--- Begin ---
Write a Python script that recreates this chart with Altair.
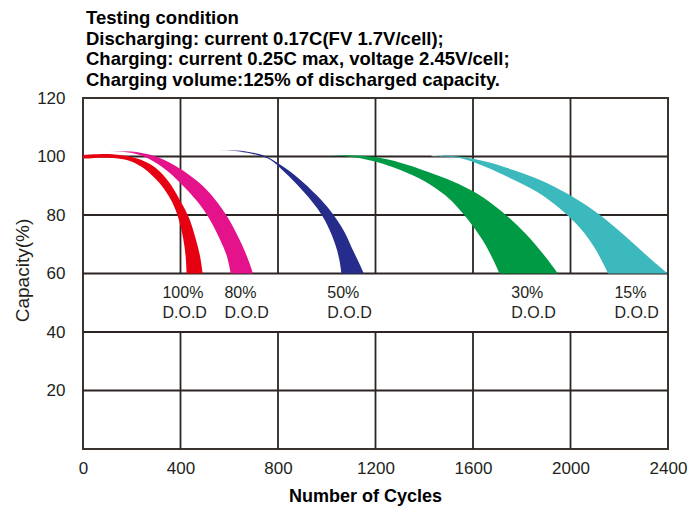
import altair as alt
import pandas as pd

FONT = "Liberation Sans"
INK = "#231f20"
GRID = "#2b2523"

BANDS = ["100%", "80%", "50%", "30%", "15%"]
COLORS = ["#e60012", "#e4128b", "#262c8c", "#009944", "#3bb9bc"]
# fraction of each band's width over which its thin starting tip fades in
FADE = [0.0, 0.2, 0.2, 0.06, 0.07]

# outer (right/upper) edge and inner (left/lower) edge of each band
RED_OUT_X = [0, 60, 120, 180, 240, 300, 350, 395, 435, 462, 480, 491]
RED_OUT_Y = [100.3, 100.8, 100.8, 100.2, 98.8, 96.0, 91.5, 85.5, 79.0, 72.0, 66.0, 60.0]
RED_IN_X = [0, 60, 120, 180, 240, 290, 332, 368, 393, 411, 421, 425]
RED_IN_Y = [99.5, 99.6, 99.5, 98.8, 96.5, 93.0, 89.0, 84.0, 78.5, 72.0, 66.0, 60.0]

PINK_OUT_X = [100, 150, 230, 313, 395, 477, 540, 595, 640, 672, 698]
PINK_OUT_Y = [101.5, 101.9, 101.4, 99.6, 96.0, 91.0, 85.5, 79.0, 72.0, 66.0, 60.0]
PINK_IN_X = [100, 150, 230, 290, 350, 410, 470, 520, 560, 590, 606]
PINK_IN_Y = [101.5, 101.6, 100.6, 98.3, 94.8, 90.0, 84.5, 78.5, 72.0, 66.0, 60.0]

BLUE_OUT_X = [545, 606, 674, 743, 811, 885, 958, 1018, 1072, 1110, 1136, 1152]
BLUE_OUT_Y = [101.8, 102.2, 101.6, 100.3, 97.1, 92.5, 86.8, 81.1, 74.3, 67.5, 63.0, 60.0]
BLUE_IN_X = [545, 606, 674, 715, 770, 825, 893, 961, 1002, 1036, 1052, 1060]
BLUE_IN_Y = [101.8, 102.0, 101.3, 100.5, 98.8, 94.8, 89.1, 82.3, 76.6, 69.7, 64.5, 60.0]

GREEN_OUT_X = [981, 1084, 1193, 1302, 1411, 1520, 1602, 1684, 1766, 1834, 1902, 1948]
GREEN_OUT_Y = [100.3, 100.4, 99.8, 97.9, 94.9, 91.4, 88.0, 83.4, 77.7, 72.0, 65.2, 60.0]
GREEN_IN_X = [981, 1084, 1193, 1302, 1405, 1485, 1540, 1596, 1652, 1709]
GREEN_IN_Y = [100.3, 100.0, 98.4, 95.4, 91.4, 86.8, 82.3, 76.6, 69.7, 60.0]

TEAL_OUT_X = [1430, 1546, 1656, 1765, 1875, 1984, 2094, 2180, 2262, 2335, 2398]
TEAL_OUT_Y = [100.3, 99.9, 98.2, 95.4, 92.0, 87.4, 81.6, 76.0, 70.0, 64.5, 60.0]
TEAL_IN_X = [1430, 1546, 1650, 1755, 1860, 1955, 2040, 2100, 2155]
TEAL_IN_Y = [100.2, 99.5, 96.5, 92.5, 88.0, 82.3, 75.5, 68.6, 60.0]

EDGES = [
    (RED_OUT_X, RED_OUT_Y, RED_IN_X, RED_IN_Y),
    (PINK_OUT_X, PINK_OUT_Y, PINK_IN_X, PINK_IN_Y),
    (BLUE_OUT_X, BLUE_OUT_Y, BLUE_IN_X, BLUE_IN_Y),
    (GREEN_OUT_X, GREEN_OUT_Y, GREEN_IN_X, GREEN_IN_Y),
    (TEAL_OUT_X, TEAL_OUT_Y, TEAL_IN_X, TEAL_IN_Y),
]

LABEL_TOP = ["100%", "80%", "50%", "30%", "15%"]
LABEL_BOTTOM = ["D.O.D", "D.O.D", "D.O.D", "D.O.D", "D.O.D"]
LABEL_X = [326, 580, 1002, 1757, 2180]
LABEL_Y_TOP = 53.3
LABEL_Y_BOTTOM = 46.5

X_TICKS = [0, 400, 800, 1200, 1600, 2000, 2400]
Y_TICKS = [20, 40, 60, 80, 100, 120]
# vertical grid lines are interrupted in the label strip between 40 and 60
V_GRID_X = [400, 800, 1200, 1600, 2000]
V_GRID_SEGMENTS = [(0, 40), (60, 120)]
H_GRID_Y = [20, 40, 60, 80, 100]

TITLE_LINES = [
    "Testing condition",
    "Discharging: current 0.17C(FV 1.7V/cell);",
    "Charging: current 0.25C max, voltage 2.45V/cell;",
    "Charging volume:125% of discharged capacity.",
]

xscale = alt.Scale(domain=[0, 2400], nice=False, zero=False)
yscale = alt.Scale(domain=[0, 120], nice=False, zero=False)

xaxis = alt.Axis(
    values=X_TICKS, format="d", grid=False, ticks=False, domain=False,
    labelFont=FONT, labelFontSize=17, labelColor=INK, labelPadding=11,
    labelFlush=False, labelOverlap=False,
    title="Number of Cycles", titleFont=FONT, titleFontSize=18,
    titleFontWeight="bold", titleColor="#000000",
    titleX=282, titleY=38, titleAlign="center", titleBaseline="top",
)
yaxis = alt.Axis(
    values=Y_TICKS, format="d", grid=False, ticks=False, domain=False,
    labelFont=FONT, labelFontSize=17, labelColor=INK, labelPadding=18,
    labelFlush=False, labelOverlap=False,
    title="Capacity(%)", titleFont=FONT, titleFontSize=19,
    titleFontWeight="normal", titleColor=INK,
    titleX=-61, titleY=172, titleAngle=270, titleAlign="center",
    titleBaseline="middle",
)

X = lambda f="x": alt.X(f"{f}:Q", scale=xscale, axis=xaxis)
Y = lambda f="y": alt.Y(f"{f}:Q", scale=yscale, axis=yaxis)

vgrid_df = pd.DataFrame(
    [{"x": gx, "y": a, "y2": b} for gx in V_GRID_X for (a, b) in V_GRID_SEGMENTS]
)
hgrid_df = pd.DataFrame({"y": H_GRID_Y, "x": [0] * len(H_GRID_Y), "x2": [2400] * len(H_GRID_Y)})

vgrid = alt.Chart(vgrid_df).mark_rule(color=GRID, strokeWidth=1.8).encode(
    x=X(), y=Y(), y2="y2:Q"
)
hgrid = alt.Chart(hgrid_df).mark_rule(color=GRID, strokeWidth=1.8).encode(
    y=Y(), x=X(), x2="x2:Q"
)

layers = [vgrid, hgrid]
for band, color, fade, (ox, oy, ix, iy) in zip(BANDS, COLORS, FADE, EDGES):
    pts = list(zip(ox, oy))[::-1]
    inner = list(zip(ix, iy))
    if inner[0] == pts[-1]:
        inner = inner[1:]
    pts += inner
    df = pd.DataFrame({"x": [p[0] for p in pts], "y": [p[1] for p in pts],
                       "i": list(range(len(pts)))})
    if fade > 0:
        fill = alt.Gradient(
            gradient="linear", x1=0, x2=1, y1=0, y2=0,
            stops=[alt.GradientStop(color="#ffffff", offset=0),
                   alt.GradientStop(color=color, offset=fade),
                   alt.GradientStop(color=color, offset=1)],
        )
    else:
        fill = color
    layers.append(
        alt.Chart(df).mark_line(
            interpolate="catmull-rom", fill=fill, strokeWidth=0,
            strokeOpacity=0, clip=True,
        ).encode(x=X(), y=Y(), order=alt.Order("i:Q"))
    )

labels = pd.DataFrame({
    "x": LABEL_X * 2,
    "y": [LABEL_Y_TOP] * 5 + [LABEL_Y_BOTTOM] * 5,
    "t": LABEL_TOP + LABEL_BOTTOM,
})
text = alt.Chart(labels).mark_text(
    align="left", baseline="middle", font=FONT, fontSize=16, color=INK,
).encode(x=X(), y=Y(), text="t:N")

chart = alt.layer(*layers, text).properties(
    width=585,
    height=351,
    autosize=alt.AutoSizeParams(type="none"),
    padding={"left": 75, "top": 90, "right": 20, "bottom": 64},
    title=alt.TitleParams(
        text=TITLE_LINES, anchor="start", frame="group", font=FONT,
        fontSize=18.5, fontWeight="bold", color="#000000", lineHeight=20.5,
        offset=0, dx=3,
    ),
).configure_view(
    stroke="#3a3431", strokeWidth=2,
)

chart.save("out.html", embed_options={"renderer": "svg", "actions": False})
--- End ---
With all pictures left out, please transcribe exactly the lines from the start of the material through the line with "FADE = [0.0, 0.2, 0.2, 0.06, 0.07]".

Write a Python script that recreates this chart with Altair.
import altair as alt
import pandas as pd

FONT = "Liberation Sans"
INK = "#231f20"
GRID = "#2b2523"

BANDS = ["100%", "80%", "50%", "30%", "15%"]
COLORS = ["#e60012", "#e4128b", "#262c8c", "#009944", "#3bb9bc"]
# fraction of each band's width over which its thin starting tip fades in
FADE = [0.0, 0.2, 0.2, 0.06, 0.07]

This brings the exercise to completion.